Late Binding Bookings

Bookings for travelers will be made to time windows and routes instead of specific trips. This has wide ramifications from the search process to the actual booking and traveler-notification process. It is predicated on successful deployment and refinement of the time windows that are currently under development, as well as accurate reporting for the vehicle position and eta.

For each booking, when there is a vehicle available in the appropriate time window for the designated pickup stop, the booking will be assigned to the specific trip. At this point, a guaranteed pickup time will be determined and the traveler and driver will be notified. The traveler must arrive at the pickup by the guaranteed time, and the driver must not depart the pickup before the guaranteed time.

Route Entry

The existing dynamic dropoff (the application) route-entry interface will be simplified by restricting the routes to linear lists of stops. Legs will be re-designed to be a list of routes. This will break the existing representations of routes, but will significantly simplify the conception of them. It is also possible that there exists an automated migration between legs that are scheduled and independent routes.

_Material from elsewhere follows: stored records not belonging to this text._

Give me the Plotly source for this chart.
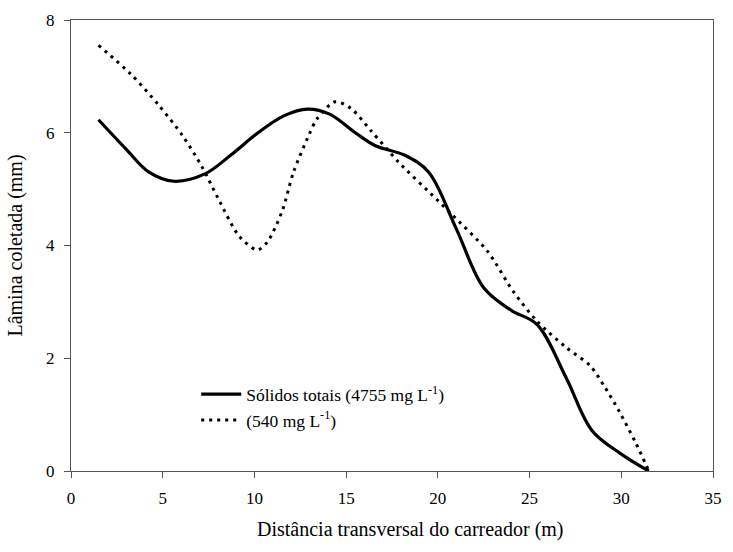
import plotly.graph_objects as go

# Solid series: Sólidos totais (4755 mg L-1)
x_solid = [1.5, 3.0, 4.25, 5.6, 7.3, 8.7, 10.2, 11.6, 12.9, 14.1, 15.5, 16.6, 18.2, 19.5, 21.0, 22.5, 24.0, 25.4, 27.0, 28.4, 30.0, 31.5]
y_solid = [6.23, 5.71, 5.30, 5.14, 5.27, 5.60, 6.00, 6.30, 6.42, 6.33, 6.00, 5.77, 5.60, 5.30, 4.30, 3.25, 2.85, 2.60, 1.65, 0.72, 0.30, 0.0]

# Dotted series: (540 mg L-1)
x_dot = [1.5, 3.26, 4.78, 6.08, 7.15, 8.0, 9.18, 10.16, 10.7, 11.5, 12.13, 12.97, 13.4, 14.4, 15.27, 16.34, 17.15, 17.85, 19.93, 20.7, 22.7, 24.1, 25.4, 27.0, 28.3, 29.1, 29.9, 30.8, 31.5]
y_dot = [7.55, 7.04, 6.49, 5.95, 5.39, 4.85, 4.16, 3.92, 4.06, 4.60, 5.30, 5.96, 6.24, 6.55, 6.43, 6.04, 5.74, 5.48, 4.82, 4.57, 3.90, 3.19, 2.66, 2.19, 1.87, 1.49, 1.05, 0.49, 0.0]

x_ticks = [0, 5, 10, 15, 20, 25, 30, 35]
y_ticks = [0, 2, 4, 6, 8]

X_TITLE = "Distância transversal do carreador (m)"
Y_TITLE = "Lâmina coletada (mm)"

FONT = "'Times New Roman', 'Liberation Serif', serif"

fig = go.Figure()
fig.add_trace(go.Scatter(
    x=x_solid, y=y_solid, mode="lines",
    line=dict(color="black", width=3.2, shape="spline", smoothing=1.0),
    name="Sólidos totais (4755 mg L<sup>-1</sup>)",
))
fig.add_trace(go.Scatter(
    x=x_dot, y=y_dot, mode="lines",
    line=dict(color="black", width=3, shape="spline", smoothing=0.8, dash="3px,5px"),
    name="(540 mg L<sup>-1</sup>)",
))

axis_common = dict(
    showline=True, linecolor="#555555", linewidth=1, mirror=True,
    showgrid=False, zeroline=False, ticks="outside", ticklen=6,
    tickcolor="#555555", tickfont=dict(family=FONT, size=17, color="black"),
)

fig.update_layout(
    width=733, height=552,
    margin=dict(l=71, r=11, t=17, b=81),
    paper_bgcolor="white", plot_bgcolor="white",
    font=dict(family=FONT, size=17, color="black"),
    xaxis=dict(range=[0, 35], tickvals=x_ticks, ticklabelstandoff=6, **axis_common),
    yaxis=dict(range=[0, 8], tickvals=y_ticks, ticklabelstandoff=6,
               title=dict(text=Y_TITLE, font=dict(family=FONT, size=20), standoff=18),
               **axis_common),
    legend=dict(x=0.195, y=0.21, xanchor="left", yanchor="top",
                bgcolor="rgba(0,0,0,0)", font=dict(family=FONT, size=17.5),
                tracegroupgap=0, itemwidth=40),
    showlegend=True,
)

fig.add_annotation(
    text=X_TITLE, xref="paper", yref="paper", x=0.529, y=-0.13,
    xanchor="center", yanchor="middle", showarrow=False,
    font=dict(family=FONT, size=20, color="black"),
)

fig.write_html("out.html")
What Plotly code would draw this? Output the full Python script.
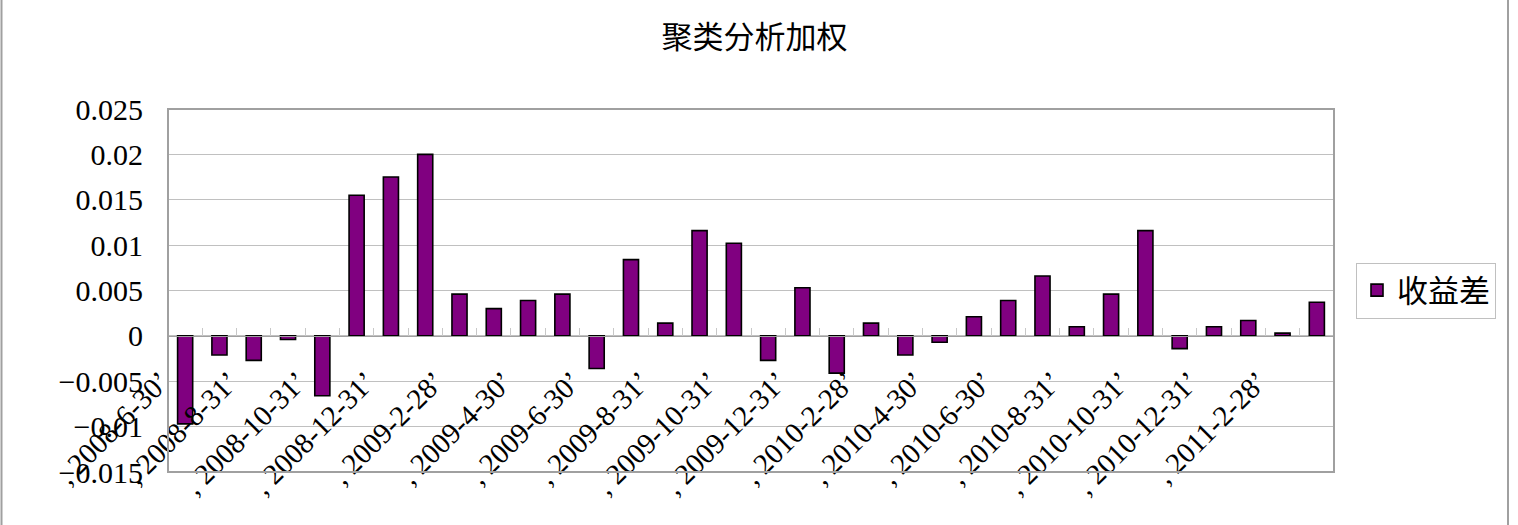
import plotly.graph_objects as go

dates = [
    "2008-6-30", "2008-7-31", "2008-8-31", "2008-9-30", "2008-10-31", "2008-11-30", "2008-12-31",
    "2009-1-31", "2009-2-28", "2009-3-31", "2009-4-30", "2009-5-31", "2009-6-30", "2009-7-31",
    "2009-8-31", "2009-9-30", "2009-10-31", "2009-11-30", "2009-12-31",
    "2010-1-31", "2010-2-28", "2010-3-31", "2010-4-30", "2010-5-31", "2010-6-30", "2010-7-31",
    "2010-8-31", "2010-9-30", "2010-10-31", "2010-11-30", "2010-12-31",
    "2011-1-31", "2011-2-28", "2011-3-31",
]
spread = [
    -0.0097, -0.0021, -0.0027, -0.0004, -0.0066, 0.0155, 0.0175,
    0.0200, 0.0046, 0.0030, 0.0039, 0.0046, -0.0036, 0.0084,
    0.0014, 0.0116, 0.0102, -0.0027, 0.0053,
    -0.0041, 0.0014, -0.0021, -0.0007, 0.0021, 0.0039, 0.0066,
    0.0010, 0.0046, 0.0116, -0.0014, 0.0010,
    0.0017, 0.0003, 0.0037,
]
series_name = "收益差"
title_text = "聚类分析加权"
y_tickvals = [0.025, 0.02, 0.015, 0.01, 0.005, 0, -0.005, -0.01, -0.015]
y_ticktext = ["0.025", "0.02", "0.015", "0.01", "0.005", "0", "−0.005", "−0.01", "−0.015"]

x_ticktext = [", " + d + "’" if i % 2 == 0 else "" for i, d in enumerate(dates)]

FONT = "Liberation Serif, Noto Sans CJK SC, serif"
CJK = "Noto Sans CJK SC, sans-serif"

fig = go.Figure()
fig.add_trace(go.Bar(
    x=dates, y=spread, name=series_name,
    marker=dict(color="#800080", line=dict(color="#000000", width=1.6)),
    showlegend=True,
))

W, H = 1518, 525
L, R, T, B = 168, 184, 109, 53
PW = W - L - R
ymin, ymax = -0.015, 0.025
zero_pos = (0 - ymin) / (ymax - ymin)

fig.update_layout(
    width=W, height=H,
    margin=dict(l=L, r=R, t=T, b=B, autoexpand=False),
    paper_bgcolor="white", plot_bgcolor="white",
    bargap=0.56,
    title=dict(text=title_text, x=0.497, xref="container", xanchor="center",
               y=1 - 37 / H, yref="container", yanchor="middle",
               font=dict(family=CJK, size=31, color="#000000")),
    legend=dict(x=(1356 - L) / PW, xanchor="left", y=0.50, yanchor="middle",
                bordercolor="#c0c0c0", borderwidth=1, bgcolor="white",
                font=dict(family=CJK, size=31, color="#000000"),
                itemwidth=30),
    xaxis=dict(
        type="category", anchor="free", position=zero_pos,
        tickmode="array", tickvals=dates, ticktext=x_ticktext,
        tickangle=-45, tickson="boundaries",
        ticks="inside", ticklen=8, tickcolor="#c8c8c8",
        showline=True, linecolor="#a0a0a0", linewidth=1,
        showgrid=False, automargin=False,
        ticklabelstandoff=16, ticklabelshift=-24,
        tickfont=dict(family=FONT, size=29, color="#000000"),
    ),
    yaxis=dict(
        range=[ymin, ymax], tickmode="array", tickvals=y_tickvals, ticktext=y_ticktext,
        showgrid=True, gridcolor="#c0c0c0", gridwidth=1,
        zeroline=False, showline=False, ticks="", automargin=False,
        ticklabelstandoff=24,
        tickfont=dict(family=FONT, size=30, color="#000000"),
    ),
    shapes=[
        dict(type="rect", xref="paper", yref="paper", x0=0, x1=1, y0=0, y1=1,
             line=dict(color="#a0a0a0", width=2), layer="above"),
        dict(type="line", xref="paper", yref="paper",
             x0=(1.5 - L) / PW, x1=(1.5 - L) / PW, y0=-1, y1=2,
             line=dict(color="#a0a0a0", width=2)),
        dict(type="line", xref="paper", yref="paper",
             x0=(1508 - L) / PW, x1=(1508 - L) / PW, y0=-1, y1=2,
             line=dict(color="#a0a0a0", width=2)),
    ],
)

fig.write_html(
    "out.html",
    config={"displayModeBar": False},
    post_script="document.body.style.margin='0';document.body.style.overflow='hidden';",
)
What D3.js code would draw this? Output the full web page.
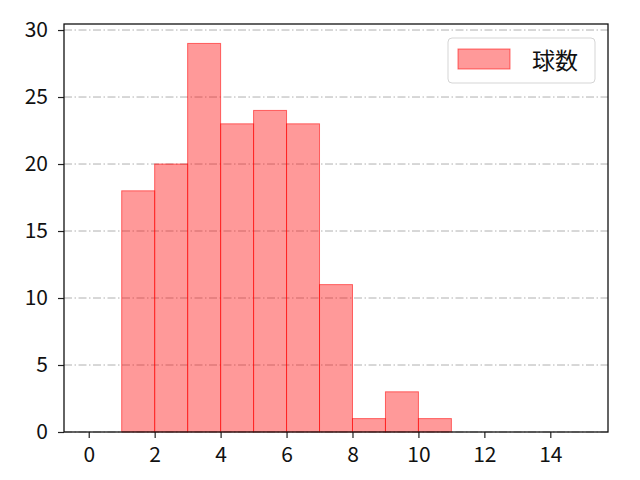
<!DOCTYPE html>
<html>
<head>
<meta charset="utf-8">
<script src="https://cdn.jsdelivr.net/npm/d3@7"></script>
<style>
  body { margin: 0; background: #fff; }
  text { font-family: "Noto Sans CJK JP", "DejaVu Sans", sans-serif; }
</style>
</head>
<body>
<div id="chart"></div>
<script>
// histogram bins (left edges) and counts
const binStarts = [1, 2, 3, 4, 5, 6, 7, 8, 9, 10];
const counts = [18, 20, 29, 23, 24, 23, 11, 1, 3, 1];
const xTicks = [0, 2, 4, 6, 8, 10, 12, 14];
const yTicks = [0, 5, 10, 15, 20, 25, 30];
const seriesName = '球数';

const width = 640, height = 480;
const margin = { top: 24, right: 32, bottom: 48, left: 64 };

const svg = d3.select('#chart').append('svg')
  .attr('width', width)
  .attr('height', height);

const x = d3.scaleLinear()
  .domain([-0.75, 15.75])
  .range([margin.left, width - margin.right]);

const y = d3.scaleLinear()
  .domain([0, 30.45])
  .range([height - margin.bottom, margin.top]);

// grid
svg.append('g')
  .selectAll('line')
  .data(yTicks)
  .join('line')
  .attr('x1', margin.left)
  .attr('x2', width - margin.right)
  .attr('y1', d => y(d))
  .attr('y2', d => y(d))
  .attr('stroke', '#b0b0b0')
  .attr('stroke-width', 1)
  .attr('stroke-dasharray', '8,2.5,1.5,2.5');

// bars
svg.append('g')
  .selectAll('rect')
  .data(binStarts)
  .join('rect')
  .attr('x', d => x(d))
  .attr('y', (d, i) => y(counts[i]))
  .attr('width', d => x(d + 1) - x(d))
  .attr('height', (d, i) => y(0) - y(counts[i]))
  .attr('fill', 'rgba(255,0,0,0.4)')
  .attr('stroke', 'rgba(255,0,0,0.55)')
  .attr('stroke-width', 1);

// axes
const xAxis = svg.append('g')
  .attr('transform', `translate(0,${height - margin.bottom})`)
  .call(d3.axisBottom(x).tickValues(xTicks).tickSize(6).tickPadding(9).tickFormat(d3.format('d')));

const yAxis = svg.append('g')
  .attr('transform', `translate(${margin.left},0)`)
  .call(d3.axisLeft(y).tickValues(yTicks).tickSize(6).tickPadding(10).tickFormat(d3.format('d')));

[xAxis, yAxis].forEach(a => {
  a.select('.domain').remove();
  a.selectAll('line').attr('stroke', '#222').attr('stroke-width', 1.2);
  a.selectAll('text')
    .attr('fill', '#111')
    .style('font-size', '21px')
    .style('font-family', '"Noto Sans CJK JP", sans-serif');
});

// frame
svg.append('rect')
  .attr('x', margin.left)
  .attr('y', margin.top)
  .attr('width', width - margin.left - margin.right)
  .attr('height', height - margin.top - margin.bottom)
  .attr('fill', 'none')
  .attr('stroke', '#111')
  .attr('stroke-width', 1.3);

// legend
const legend = svg.append('g').attr('transform', 'translate(448,38)');
legend.append('rect')
  .attr('width', 147)
  .attr('height', 45)
  .attr('rx', 4)
  .attr('fill', 'rgba(255,255,255,0.8)')
  .attr('stroke', '#d5d5d5');
legend.append('rect')
  .attr('x', 10)
  .attr('y', 11)
  .attr('width', 52)
  .attr('height', 20)
  .attr('fill', 'rgba(255,0,0,0.4)')
  .attr('stroke', 'rgba(255,0,0,0.55)');
legend.append('text')
  .attr('x', 84)
  .attr('y', 31)
  .attr('fill', '#111')
  .style('font-size', '23px')
  .text(seriesName);
</script>
</body>
</html>
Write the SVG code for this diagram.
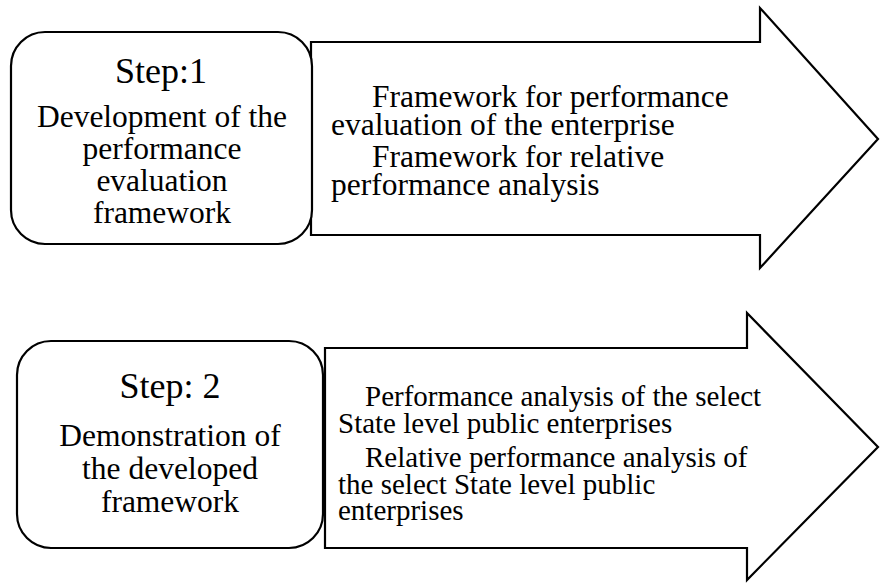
<svg xmlns="http://www.w3.org/2000/svg" width="880" height="584" viewBox="0 0 880 584">
  <style>
    .box { fill: #ffffff; stroke: #000000; stroke-width: 2.2; }
    .arrow { fill: #ffffff; stroke: #000000; stroke-width: 2.2; stroke-linejoin: miter; }
    text { font-family: "Liberation Serif", "Times New Roman", serif; fill: #000000; }
    .step { font-size: 36px; text-anchor: middle; }
    .desc { font-size: 31.5px; text-anchor: middle; }
    .body1 { font-size: 31.5px; }
    .body2 { font-size: 29px; }
  </style>

  <!-- Step 1 outcomes arrow -->
  <g id="arrow1">
    <polygon class="arrow" points="311,42 760,42 760,8 878,139 760,268 760,235 311,235"/>
    <text class="body1" x="372" y="107">Framework for performance</text>
    <text class="body1" x="331" y="135">evaluation of the enterprise</text>
    <text class="body1" x="372" y="167">Framework for relative</text>
    <text class="body1" x="331" y="195">performance analysis</text>
  </g>

  <!-- Step 1 box -->
  <g id="step1">
    <rect class="box" x="11" y="32" width="301" height="212" rx="34" ry="34"/>
    <text class="step" x="161" y="83">Step:1</text>
    <text class="desc" x="162" y="127">Development of the</text>
    <text class="desc" x="162" y="159">performance</text>
    <text class="desc" x="162" y="191">evaluation</text>
    <text class="desc" x="162" y="223">framework</text>
  </g>

  <!-- Step 2 outcomes arrow -->
  <g id="arrow2">
    <polygon class="arrow" points="325,348 747,348 747,313 878,447 747,580 747,548 325,548"/>
    <text class="body2" x="365" y="406">Performance analysis of the select</text>
    <text class="body2" x="338" y="433">State level public enterprises</text>
    <text class="body2" x="365" y="467">Relative performance analysis of</text>
    <text class="body2" x="338" y="494">the select State level public</text>
    <text class="body2" x="338" y="520">enterprises</text>
  </g>

  <!-- Step 2 box -->
  <g id="step2">
    <rect class="box" x="17" y="341" width="306" height="207" rx="34" ry="34"/>
    <text class="step" x="170" y="398">Step: 2</text>
    <text class="desc" x="170" y="446">Demonstration of</text>
    <text class="desc" x="170" y="479">the developed</text>
    <text class="desc" x="170" y="512">framework</text>
  </g>

  <g id="connectors"/>
</svg>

Rebuilding legs as a list of routes will be a stopgap measure for continued dynamic service. Headway service will not require this feature because pickups and dropoffs will be freely interspersed, so the legs that are being currently scheduled can simply be concatonated.

Aggregate Travelers

A simplified service will be deployed to aggregate travelers who book sufficiently nearby stops that they are considered "interchangable". The purpose is not a minimization of aggregate walking time, though that should be taken into account, but an effort to allow a large number of stops without having multiple, very-close-together stops being booked on the same trip.

Bunching algorithm

A service will be deployed to direct buses to hold or to run express to keep the proper spacing between buses. This will likely be observe-only until late-binding bookings are available; until that point, the buses are committed to certain minimum times for their pickup stops, and so any bunching will be secondary to those timings. However, this is required for smooth operation once scheduling ceases to be concerned with specific stop arrival times.

Scheduling Time Blocks

At this point, scheduling as it is currently known will be deprecated. Instead, a vehicle will be assigned a specific route to traverse over a specific period of time. The Bunching Algorithm and Where Next service will be responsible for directing the vehicle to its next stop, and the Bunching Algorithm and Late Binding Bookings will determine when each bus should leave each stop.